Frameworks these days help significantly with providing tools to properly parameterize SQL. However, it is unlikely that they handle all the cases. Consider an example where user input from a web page is used to build a column name or table name. This isn't covered by frameworks. That needs to be carefully processed in the code.

>Ultimately, "Filter outputs not inputs" is incomplete advice that kinda sorta works well for the most part in web apps. The correct advice is, again, "carefully specify the semantics of your sources and sinks".

It is in fact the primary advice that should be followed.

So sanitization of input is a good idea, but if output is not properly encoded, somebody else is likely to profit.

throwawayjava · on Feb 28, 2020

Sorry, this still seems like a terribly hacky way to think about code.

Again, if you write a template engine or a SQL engine, the code the library's developer writes to determine how holes are safely filled is literally sanitizing input! You never get away from sanitizing inputs, you just do it further from the source and closer to the sink.

> So sanitization of input is a good idea

Right. "Don’t try to sanitize input" is bad advice. Also, the whole point of escaping outputs is that you don't trust inputs. Escaping outputs is done to sanitize inputs.

If by "sanitize input" you mean "add some backslashes to $_GET values like it's 1995", well, I guess, point taken. But then, the actually good advice should be "step back learn how to think more systematically about your code", not "escape outputs instead of inputs!"
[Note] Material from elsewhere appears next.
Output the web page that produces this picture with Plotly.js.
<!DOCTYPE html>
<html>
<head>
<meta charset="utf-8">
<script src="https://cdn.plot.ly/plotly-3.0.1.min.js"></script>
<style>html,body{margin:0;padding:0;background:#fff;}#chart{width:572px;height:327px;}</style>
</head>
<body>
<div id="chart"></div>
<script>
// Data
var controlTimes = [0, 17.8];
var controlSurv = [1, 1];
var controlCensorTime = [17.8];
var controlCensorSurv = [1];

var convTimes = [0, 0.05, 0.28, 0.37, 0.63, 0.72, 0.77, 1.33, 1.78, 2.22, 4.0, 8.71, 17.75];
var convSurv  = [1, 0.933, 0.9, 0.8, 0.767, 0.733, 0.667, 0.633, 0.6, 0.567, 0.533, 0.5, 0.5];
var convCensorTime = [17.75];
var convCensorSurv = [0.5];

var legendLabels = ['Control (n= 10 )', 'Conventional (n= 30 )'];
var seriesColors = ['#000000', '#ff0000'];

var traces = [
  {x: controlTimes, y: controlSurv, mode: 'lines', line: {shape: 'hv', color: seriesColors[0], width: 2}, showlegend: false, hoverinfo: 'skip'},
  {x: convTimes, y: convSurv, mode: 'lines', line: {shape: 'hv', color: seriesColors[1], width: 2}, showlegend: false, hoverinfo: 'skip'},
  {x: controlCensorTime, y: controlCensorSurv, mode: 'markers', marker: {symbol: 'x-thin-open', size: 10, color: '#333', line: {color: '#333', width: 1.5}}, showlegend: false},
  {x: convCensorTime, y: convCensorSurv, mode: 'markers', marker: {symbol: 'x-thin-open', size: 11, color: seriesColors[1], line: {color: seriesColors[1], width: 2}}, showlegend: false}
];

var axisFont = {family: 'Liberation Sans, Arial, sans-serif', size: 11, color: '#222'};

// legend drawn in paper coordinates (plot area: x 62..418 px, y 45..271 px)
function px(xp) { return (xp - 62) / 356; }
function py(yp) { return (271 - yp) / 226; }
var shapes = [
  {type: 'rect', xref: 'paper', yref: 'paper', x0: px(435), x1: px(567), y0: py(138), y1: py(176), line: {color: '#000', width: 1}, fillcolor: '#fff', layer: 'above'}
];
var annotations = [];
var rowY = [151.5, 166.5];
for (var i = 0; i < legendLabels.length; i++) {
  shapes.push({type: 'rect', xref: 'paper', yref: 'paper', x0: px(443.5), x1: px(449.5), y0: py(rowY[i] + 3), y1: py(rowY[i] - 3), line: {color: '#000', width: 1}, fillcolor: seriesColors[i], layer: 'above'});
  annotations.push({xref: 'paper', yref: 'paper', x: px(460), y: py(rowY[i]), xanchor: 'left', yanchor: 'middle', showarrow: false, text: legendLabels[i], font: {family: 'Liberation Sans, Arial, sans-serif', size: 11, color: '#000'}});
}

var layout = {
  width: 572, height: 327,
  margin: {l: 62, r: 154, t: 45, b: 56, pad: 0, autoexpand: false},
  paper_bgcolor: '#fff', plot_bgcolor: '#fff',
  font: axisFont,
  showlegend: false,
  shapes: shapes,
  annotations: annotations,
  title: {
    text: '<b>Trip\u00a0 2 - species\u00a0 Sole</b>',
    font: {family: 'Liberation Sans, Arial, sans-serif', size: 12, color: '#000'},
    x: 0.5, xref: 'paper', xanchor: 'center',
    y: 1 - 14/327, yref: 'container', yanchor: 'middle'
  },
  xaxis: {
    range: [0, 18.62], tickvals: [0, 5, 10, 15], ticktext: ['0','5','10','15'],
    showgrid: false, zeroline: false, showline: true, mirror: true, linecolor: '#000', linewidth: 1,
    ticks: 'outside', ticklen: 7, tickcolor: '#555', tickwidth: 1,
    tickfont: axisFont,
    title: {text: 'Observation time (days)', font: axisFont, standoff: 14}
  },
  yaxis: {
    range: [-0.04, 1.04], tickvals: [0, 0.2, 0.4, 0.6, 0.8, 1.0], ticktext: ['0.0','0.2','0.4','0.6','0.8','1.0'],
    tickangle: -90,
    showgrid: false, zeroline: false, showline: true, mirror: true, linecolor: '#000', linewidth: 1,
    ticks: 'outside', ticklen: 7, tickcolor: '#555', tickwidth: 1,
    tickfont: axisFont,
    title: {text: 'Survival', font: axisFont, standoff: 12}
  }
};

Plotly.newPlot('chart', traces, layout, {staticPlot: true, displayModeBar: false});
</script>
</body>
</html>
0xff00ffee · on Feb 27, 2020

> I'd replace the author's advice with "carefully specify the semantics of your sources and sinks",

I think that's the abstraction, but the author is presenting it in a way that requires repeating frequently simply because new programmers arrive ready to do damage every day, and the two forms of input sanitization are a great intro into how the Real World (tm) conspires against you.